Türkiye’de genelde, arıtılan atık suyun toplam yüzde 1,2’si yeniden kullanılabiliyor ve güncel hedef, önümüzdeki birkaç yıl içinde bu rakamı yüzde 5’e çıkarabilmek…
Atık Su Nasıl Arıtılır?
Atık su arıtımında birkaç teknik uygulanmaktadır. Tüm arıtma projelerinde genelde fizyolojik, biyolojik ve kimyasal metotlar kullanılır. Bu metotlar bazı standartlara bağlanmıştır ve tüm arıtma tesislerinde bu standardizasyon uygulanır.
- Fiziksel Arıtma Metodu: Bu metot ile atık suların içindeki kum, büyük parçalar ve kaba maddeler sudan ayıklanır. Bu işlem birkaç yolla gerçekleşebilir.
- Izgaradan geçirme yöntemiyle
- Kum tutucu kanallar aracılığıyla
- Ön çökeltme (maddelerin yer çekimi etkisiyle çökeltilmesi) sistemiyle.
- Biyolojik Arıtma Metodu: Bu metotla, atık suda çözülmüş halde bulunan parçalanabilen maddeler mikroorganizmalar tarafından besin ve enerji kaynağı olarak kullanılarak atık sudan uzaklaştırılır.
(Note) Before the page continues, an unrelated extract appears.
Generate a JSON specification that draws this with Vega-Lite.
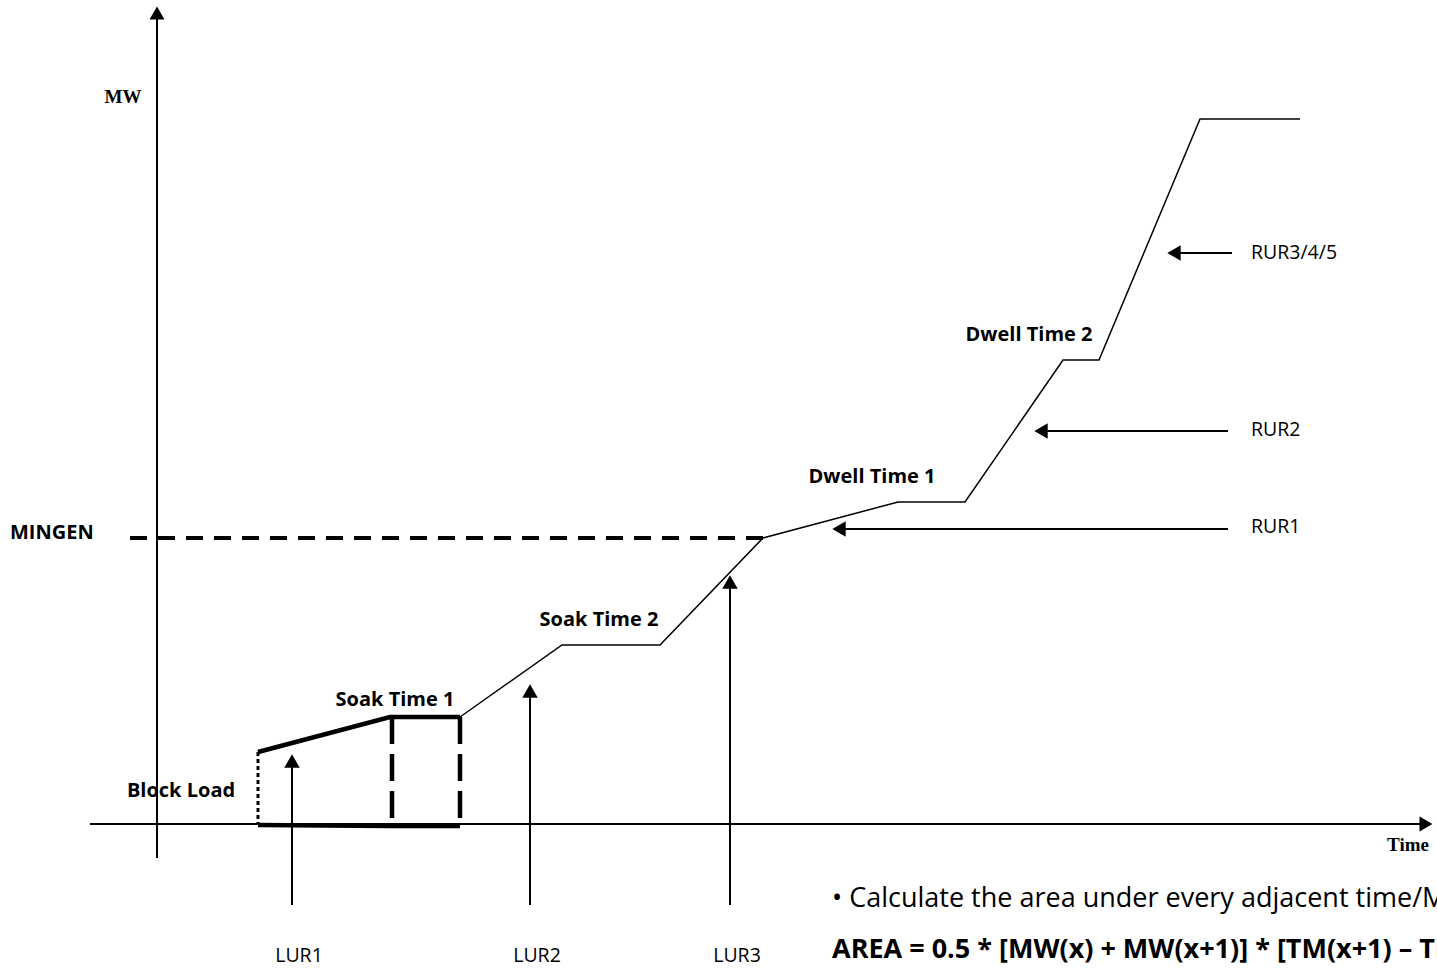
{
  "$schema": "https://vega.github.io/schema/vega-lite/v6.json",
  "width": 1437,
  "height": 970,
  "padding": 0,
  "autosize": {"type": "none"},
  "config": {"view": {"stroke": null}, "background": "white"},
  "datasets": {
    "segs": [
      {"s": "yaxis", "k": "axis", "i": 0, "x": 157, "y": 858},
      {"s": "yaxis", "k": "axis", "i": 1, "x": 157, "y": 18},
      {"s": "xaxis", "k": "axis", "i": 0, "x": 90, "y": 824},
      {"s": "xaxis", "k": "axis", "i": 1, "x": 1422, "y": 824},
      {"s": "profile", "k": "thin", "i": 0, "x": 460, "y": 717},
      {"s": "profile", "k": "thin", "i": 1, "x": 562, "y": 645},
      {"s": "profile", "k": "thin", "i": 2, "x": 660, "y": 645},
      {"s": "profile", "k": "thin", "i": 3, "x": 763, "y": 538},
      {"s": "profile", "k": "thin", "i": 4, "x": 898, "y": 502},
      {"s": "profile", "k": "thin", "i": 5, "x": 965, "y": 502},
      {"s": "profile", "k": "thin", "i": 6, "x": 1063, "y": 360},
      {"s": "profile", "k": "thin", "i": 7, "x": 1099, "y": 360},
      {"s": "profile", "k": "thin", "i": 8, "x": 1200, "y": 119},
      {"s": "profile", "k": "thin", "i": 9, "x": 1300, "y": 119},
      {"s": "lur1", "k": "axis", "i": 0, "x": 292, "y": 905},
      {"s": "lur1", "k": "axis", "i": 1, "x": 292, "y": 765},
      {"s": "lur2", "k": "axis", "i": 0, "x": 530, "y": 905},
      {"s": "lur2", "k": "axis", "i": 1, "x": 530, "y": 693},
      {"s": "lur3", "k": "axis", "i": 0, "x": 730, "y": 905},
      {"s": "lur3", "k": "axis", "i": 1, "x": 730, "y": 585},
      {"s": "rur345", "k": "axis", "i": 0, "x": 1232, "y": 253},
      {"s": "rur345", "k": "axis", "i": 1, "x": 1178, "y": 253},
      {"s": "rur2", "k": "axis", "i": 0, "x": 1228, "y": 431},
      {"s": "rur2", "k": "axis", "i": 1, "x": 1044, "y": 431},
      {"s": "rur1", "k": "axis", "i": 0, "x": 1228, "y": 529},
      {"s": "rur1", "k": "axis", "i": 1, "x": 843, "y": 529},
      {"s": "blocktop", "k": "thick", "i": 0, "x": 258, "y": 752},
      {"s": "blocktop", "k": "thick", "i": 1, "x": 390, "y": 717},
      {"s": "blocktop", "k": "thick", "i": 2, "x": 460, "y": 717},
      {"s": "blockbot", "k": "thick", "i": 0, "x": 258, "y": 825},
      {"s": "blockbot", "k": "thick", "i": 1, "x": 390, "y": 826},
      {"s": "blockbot", "k": "thick", "i": 2, "x": 460, "y": 826},
      {"s": "mingen", "k": "mingen", "i": 0, "x": 130, "y": 538},
      {"s": "mingen", "k": "mingen", "i": 1, "x": 763, "y": 538},
      {"s": "blockv", "k": "dot", "i": 0, "x": 258, "y": 752},
      {"s": "blockv", "k": "dot", "i": 1, "x": 258, "y": 824},
      {"s": "soak1a", "k": "ldash", "i": 0, "x": 392, "y": 717},
      {"s": "soak1a", "k": "ldash", "i": 1, "x": 392, "y": 826},
      {"s": "soak1b", "k": "ldash", "i": 0, "x": 460, "y": 717},
      {"s": "soak1b", "k": "ldash", "i": 1, "x": 460, "y": 826}
    ],
    "heads": [
      {"x": 157, "y": 13, "shape": "triangle-up", "sz": 225},
      {"x": 1426, "y": 824, "shape": "triangle-right", "sz": 225},
      {"x": 292, "y": 761, "shape": "triangle-up", "sz": 240},
      {"x": 530, "y": 691, "shape": "triangle-up", "sz": 240},
      {"x": 730, "y": 582, "shape": "triangle-up", "sz": 240},
      {"x": 1174, "y": 253, "shape": "triangle-left", "sz": 240},
      {"x": 1041, "y": 431, "shape": "triangle-left", "sz": 240},
      {"x": 839, "y": 529, "shape": "triangle-left", "sz": 240}
    ],
    "labels": [
      {"t": "MW", "f": "serif", "x": 123, "y": 97},
      {"t": "Time", "f": "serif", "x": 1408, "y": 845},
      {"t": "MINGEN", "f": "boldl", "x": 10, "y": 533},
      {"t": "Block Load", "f": "boldc", "x": 181, "y": 791},
      {"t": "Soak Time 1", "f": "boldc", "x": 395, "y": 700},
      {"t": "Soak Time 2", "f": "boldc", "x": 599, "y": 620},
      {"t": "Dwell Time 1", "f": "boldc", "x": 872, "y": 477},
      {"t": "Dwell Time 2", "f": "boldc", "x": 1029, "y": 335},
      {"t": "RUR3/4/5", "f": "plainl", "x": 1251, "y": 253},
      {"t": "RUR2", "f": "plainl", "x": 1251, "y": 430},
      {"t": "RUR1", "f": "plainl", "x": 1251, "y": 527},
      {"t": "LUR1", "f": "plainc", "x": 299, "y": 956},
      {"t": "LUR2", "f": "plainc", "x": 537, "y": 956},
      {"t": "LUR3", "f": "plainc", "x": 737, "y": 956},
      {"t": "• Calculate the area under every adjacent time/MW point", "f": "note", "x": 832, "y": 899},
      {"t": "AREA = 0.5 * [MW(x) + MW(x+1)] * [TM(x+1) – TM(x)]", "f": "notebold", "x": 832, "y": 950}
    ]
  },
  "encoding": {
    "x": {"field": "x", "type": "quantitative", "scale": {"domain": [0, 1437], "nice": false, "zero": false}, "axis": null},
    "y": {"field": "y", "type": "quantitative", "scale": {"domain": [0, 970], "nice": false, "zero": false, "reverse": true}, "axis": null}
  },
  "layer": [
    {
      "data": {"name": "segs"},
      "transform": [{"filter": "datum.k == 'axis'"}],
      "mark": {"type": "line", "color": "black", "strokeWidth": 2},
      "encoding": {"detail": {"field": "s"}, "order": {"field": "i", "type": "quantitative"}}
    },
    {
      "data": {"name": "segs"},
      "transform": [{"filter": "datum.k == 'thin'"}],
      "mark": {"type": "line", "color": "black", "strokeWidth": 1.5},
      "encoding": {"detail": {"field": "s"}, "order": {"field": "i", "type": "quantitative"}}
    },
    {
      "data": {"name": "segs"},
      "transform": [{"filter": "datum.k == 'thick'"}],
      "mark": {"type": "line", "color": "black", "strokeWidth": 4.5, "strokeJoin": "miter"},
      "encoding": {"detail": {"field": "s"}, "order": {"field": "i", "type": "quantitative"}}
    },
    {
      "data": {"name": "segs"},
      "transform": [{"filter": "datum.k == 'mingen'"}],
      "mark": {"type": "line", "color": "black", "strokeWidth": 4, "strokeDash": [17, 11]},
      "encoding": {"detail": {"field": "s"}, "order": {"field": "i", "type": "quantitative"}}
    },
    {
      "data": {"name": "segs"},
      "transform": [{"filter": "datum.k == 'dot'"}],
      "mark": {"type": "line", "color": "black", "strokeWidth": 3, "strokeDash": [4, 3]},
      "encoding": {"detail": {"field": "s"}, "order": {"field": "i", "type": "quantitative"}}
    },
    {
      "data": {"name": "segs"},
      "transform": [{"filter": "datum.k == 'ldash'"}],
      "mark": {"type": "line", "color": "black", "strokeWidth": 4.5, "strokeDash": [27, 10]},
      "encoding": {"detail": {"field": "s"}, "order": {"field": "i", "type": "quantitative"}}
    },
    {
      "data": {"name": "heads"},
      "mark": {"type": "point", "filled": true, "color": "black", "opacity": 1, "strokeWidth": 0},
      "encoding": {
        "shape": {"field": "shape", "type": "nominal", "scale": null},
        "size": {"field": "sz", "type": "quantitative", "scale": null}
      }
    },
    {
      "data": {"name": "labels"},
      "transform": [{"filter": "datum.f == 'serif'"}],
      "mark": {"type": "text", "font": "Liberation Serif", "fontWeight": "bold", "fontSize": 19, "baseline": "middle", "align": "center", "color": "black"},
      "encoding": {"text": {"field": "t"}}
    },
    {
      "data": {"name": "labels"},
      "transform": [{"filter": "datum.f == 'boldc'"}],
      "mark": {"type": "text", "font": "Open Sans", "fontWeight": "bold", "fontSize": 20, "baseline": "middle", "align": "center", "color": "black"},
      "encoding": {"text": {"field": "t"}}
    },
    {
      "data": {"name": "labels"},
      "transform": [{"filter": "datum.f == 'boldl'"}],
      "mark": {"type": "text", "font": "Open Sans", "fontWeight": "bold", "fontSize": 20, "baseline": "middle", "align": "left", "color": "black"},
      "encoding": {"text": {"field": "t"}}
    },
    {
      "data": {"name": "labels"},
      "transform": [{"filter": "datum.f == 'plainc'"}],
      "mark": {"type": "text", "font": "Open Sans", "fontSize": 19.5, "baseline": "middle", "align": "center", "color": "black"},
      "encoding": {"text": {"field": "t"}}
    },
    {
      "data": {"name": "labels"},
      "transform": [{"filter": "datum.f == 'plainl'"}],
      "mark": {"type": "text", "font": "Open Sans", "fontSize": 19.5, "baseline": "middle", "align": "left", "color": "black"},
      "encoding": {"text": {"field": "t"}}
    },
    {
      "data": {"name": "labels"},
      "transform": [{"filter": "datum.f == 'note'"}],
      "mark": {"type": "text", "font": "Open Sans", "fontSize": 27, "baseline": "middle", "align": "left", "color": "black"},
      "encoding": {"text": {"field": "t"}}
    },
    {
      "data": {"name": "labels"},
      "transform": [{"filter": "datum.f == 'notebold'"}],
      "mark": {"type": "text", "font": "Open Sans", "fontWeight": "bold", "fontSize": 27, "baseline": "middle", "align": "left", "color": "black"},
      "encoding": {"text": {"field": "t"}}
    }
  ]
}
- Kimyasal Arıtma Metodu: Buradaki amaç, atık suda çözünmüş halde bulunan kirleticilerin kimyasal reaksiyonlar sayesinde çözünürlüğü düşük bileşiklere dönüştürülmesi ve bu yolla sudan temizlenmesidir.
Atık su arıtma projeleri günden güne değer kazanırken bu konuda gerçek bir gelişme kaydedebilmek için bu alana yatırım yapmak da şart. İlgili kurumlara ve kuruluşların temsilcilerine, üniversitelere, sanayicilere, sivil toplum kuruluşlarına ve özel sektörlere bu konuda oldukça büyük görev düşmektedir. Daha çok bilinçlenip doğal kaynaklarımızı ve atık sularımızı doğru yöneterek önce ülkemizdeki yaşamı, sonra da dünya yaşamını kolaylaştırmış ve daha rahat bir yaşamın altın anahtarını kazanmış olacağız.